N’importe quoi ! » s’écrie Léon ( Jean-François Balmer, impeccable et savoureux en petit-bourgeois sentencieux retiré des assurances, une espèce de Bouvard sans Pécuchet truffant ses phrases de latinismes de cuisine). N’importe quoi, oui, ce Cosmos de Zulawski qui rompt un jeûne cinématographique d’une quinzaine d’années avec ce réjouissant salmigondis échevelé. Du grand n’importe quoi, même – mais « grand » comme dans « grand » film, n’en déplaise aux inconditionnels du bon goût et des récits ronronnants. Car Zulawski, en adaptant Gombrowicz, en retrouve la splendide insolence libertaire. Son Cosmos ressemble à du Resnais anarcho-punk (on y trouve d’ailleurs Sabine Azéma, en taulière d’une pension de famille, à la fois mélancolique et survoltée, comme une névrotique sous speed), à du Luc Moullet qui aurait troqué ses penchants bricolo pour les lumières léchées et la métaphysique tordue d’un Roy Andersson.
L’histoire ? Elle tient sur un demiquart de timbre-poste : Witold, étudiant en droit recalé, aspirant-romancier et autoportrait goguenard du vrai Witold (Gombrowicz, donc), est venu se mettre au vert dans la pension tenue par Azéma et Balmer. Où il s’acoquine avec Fuchs, petitmarquis de la branchitude parisienne en rupture de ban avec le monde de la mode. Autour des deux gandins, Witold le romantique dark et Fuchs le dandy faussement inculte, gravitent Catherette (sic), la servante affligée d’un bec-delièvre et d’une étrange excroissance sur la lèvre, comme un coquillage de chair, Lena, à la beauté radieuse et aux nerfs tendus comme des cordes de violon, son futur mari, bellâtre architecte… Et comme si ce petit monde qui semble avoir érigé la loufoquerie en mode de vie en avait besoin, des animaux morts, des signes bizarres qui ne semblent pas signifier grand-chose, viennent ajouter un surcroît d’inquiétante étrangeté. Qu’est-ce qui se passe, qu’est-ce qui se trame là ? À vrai dire, Zulawski s’en contretamponne, et nous aussi. Ce n’est qu’un prétexte à brosser le portrait éclaté d’un monde en lambeaux.

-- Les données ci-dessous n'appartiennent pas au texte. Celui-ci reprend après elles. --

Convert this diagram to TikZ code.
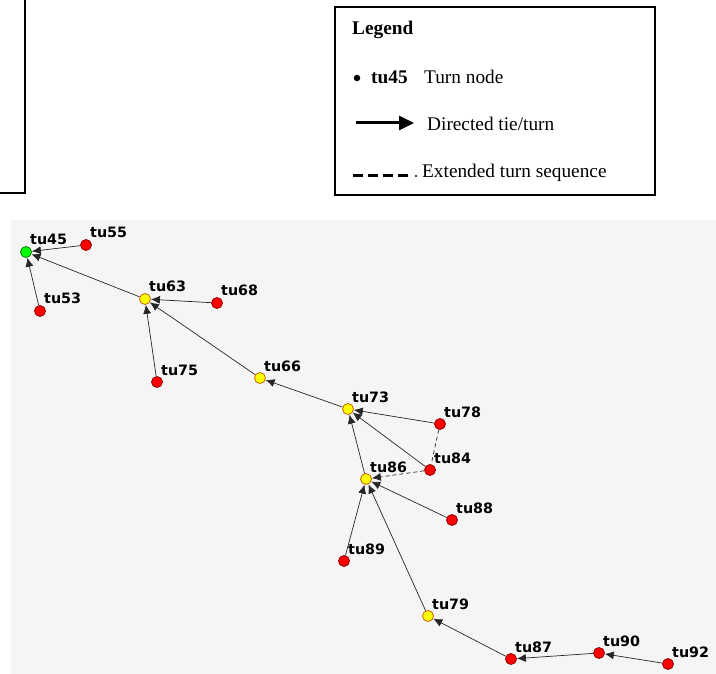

Où la culture paraît avoir été passée à la centrifugeuse, et n’est qu’un agrégat de débris, un ravaudage sans queue ni tête de références : Witold raconte Le Rouge et le Noir à Fuchs, des couvertures d’albums de Blake et Mortimer surgissent au détour d’un plan, Witold déclame pompeusement du Dante… Tout se mêle, comme dans l’après-coup d’une catastrophe où les ruines s’empileraient les unes sur les autres.
Parce que la fantaisie foutraque n’est que l’épiderme du film – son coeur est noir et serré : c’est l’angoisse la plus viscérale. Les volatiles découverts pendus (moineaux, poulets), ce gros plan sur une limace qui étale sa masse gluante sur la viennoiserie du petit déjeuner de Fuchs et Witold, avant que celui-ci ne la dépose dans le beurrier, les taches d’humidité qui envahissent les murs, ou les clins d’oeil irrévérencieux à La Nausée : le dégoût est la tonalité cachée du film, sous ses lumières élégamment travaillées. La hantise de l’abject, de la matière à la fois fragile et répugnante, qui nous renvoie, comme chez Céline, comme chez Beckett, invariablement à ce que nous sommes nous aussi – un corps souvent laid, toujours périssable. À notre mortalité. Et ce gros plan magnifique sur Sabine Azéma, les traits défaits, terrorisée, avec dans ses écouteurs La Nuit transfigurée de Schönberg, pourrait sortir d’un Bergman. Car Zulawski ouvre lui aussi une fenêtre sur notre insignifiance, notre vulnérabilité. Mais en philosophe aussi lucide que joyeux, il a la décence de la recouvrir d’une truculence débordante de vitalité ludique. Cosmos ou le pessimisme gai.